La sapienza, indicata nella Bibbia come un dono prezioso, etimologicamente significa “dar sapore”. Quando ne siamo riempiti, diventiamo capaci di attribuire un senso alle cose, anche quando le apparenze suggerirebbero il contrario. Per questo, la sapienza è propria dell’uomo amato da Dio che gli permette di vedere ciò che altrimenti sfuggirebbe allo sguardo.
Col suo discorso – conciso, semplice, efficace – papa Francesco ha aiutato tutti coloro che lo hanno ascoltato a recuperare il vero “sapore” della scuola. Che si può cogliere solo se si tengono presenti le tante dimensioni che la costituiscono.
Sono quattro i passi del ragionamento del Papa.
La scuola, prima di tutto, è un luogo di incontro tra persone. Tra alunni, professori, famiglie, generazioni. Non si può arrivare ad amare la scuola e la conoscenza, ricorda il papa, se non si ha avuto la fortuna di incontrare un maestro capace di appassionarci a quello a cui lui è appassionato.
In secondo luogo, la scuola è “apertura alla realtà”. L’ignoranza, in fondo, è una prigionia, una cecità che ci impedisce di entrare in rapporto pieno con ciò che ci circonda. E, d’altra parte, nessuno, nemmeno l’insegnante più preparato, può pretendere di sapere tutto. Per questo la conoscenza comporta sempre un mettersi in cammino. Insieme. Maestro e allievo, verso quella realtà che sempre ci supera e ci interpella.
In terzo luogo, la scuola sta attenta alle trappole di quella falsa neutralità che nasconde la sua verità senza volerla dichiarare. Il vero, il bene, il bello rimangono i punti cardinali che orientano la nostra stessa conoscenza, e la rendono intelligibile.
Proprio per questo, infine, la scuola che la persona intera. Non si tratta solo di trasmettere conoscenze o, peggio, nozioni; ma anche valori e abitudini. Perché la scuola riguarda la vita e le sue tante sfaccettature. Il suo compito non è solo quello di far crescere la mente, ma anche il cuore e le mani: perché non si possono separare le diverse dimensioni dell’esperienza umana.

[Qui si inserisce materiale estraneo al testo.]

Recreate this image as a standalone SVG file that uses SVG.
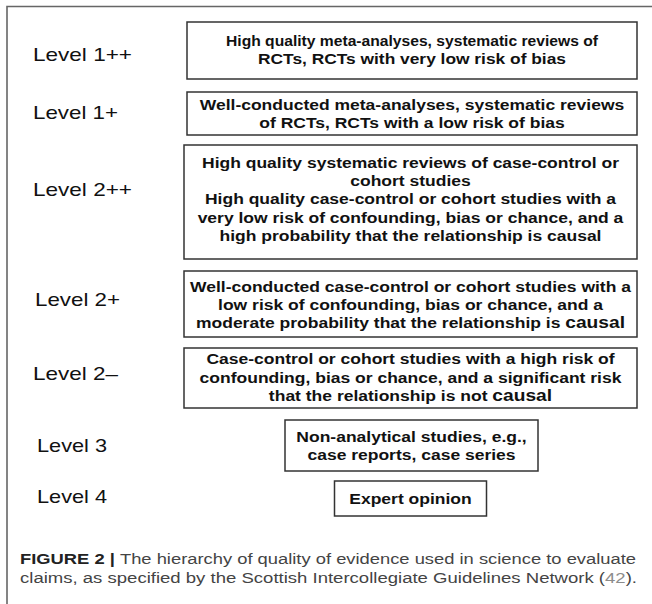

Sviluppando questi quatto passaggi, Francesco, con una semplicità disarmante, spiega a tutti la vera indole della “educazione cattolica”. Che è prima di tutto un incontro tra persone, sempre curiosa e aperta, rivolta al vero, al bene e al bello. Semplicemente perché il suo obiettivo è lo sviluppo della persona nella sua integralità. Da questo punto di vista, il primo passo per una vera riforma è la restituzione di una piena dignità alla scuola e alla funzione educativa.
In questo modo, Francesco indica anche come la Chiesa deve stare all’interno delle sfera pubblica. Non si tratta di essere “contro”, ha detto all’inizio del suo intervento il Papa. “Siamo qui piuttosto per fare festa, per festeggiare la scuola”.
Dunque, è proprio così che si deve fare. Davanti a un mondo tante volte smarrito, non si tratta di mettersi in contrapposizione. Né di difendere degli interessi. Si tratta, invece, di impegnarsi per recuperare tutti insieme quella profondità e quel senso − la sapienza − che rischiano sempre di andare perduti. Non come se la chiesa fosse esente dalle fatiche dell’uomo contemporaneo. Ma cercando, piuttosto, di interpretarne, illuminata dalla fede, le ansie profonde e gli interdetti più rimossi. Affinché tutti insieme si possa fare un passo in avanti, verso una umanità più piena.
Una Chiesa che, per far questo, deve aspirare a farsi pozzo di sapienza e anfora di testimonianza. Una Chiesa, insomma, coraggiosa e appassionata, amorevole, che sa camminare con il popolo.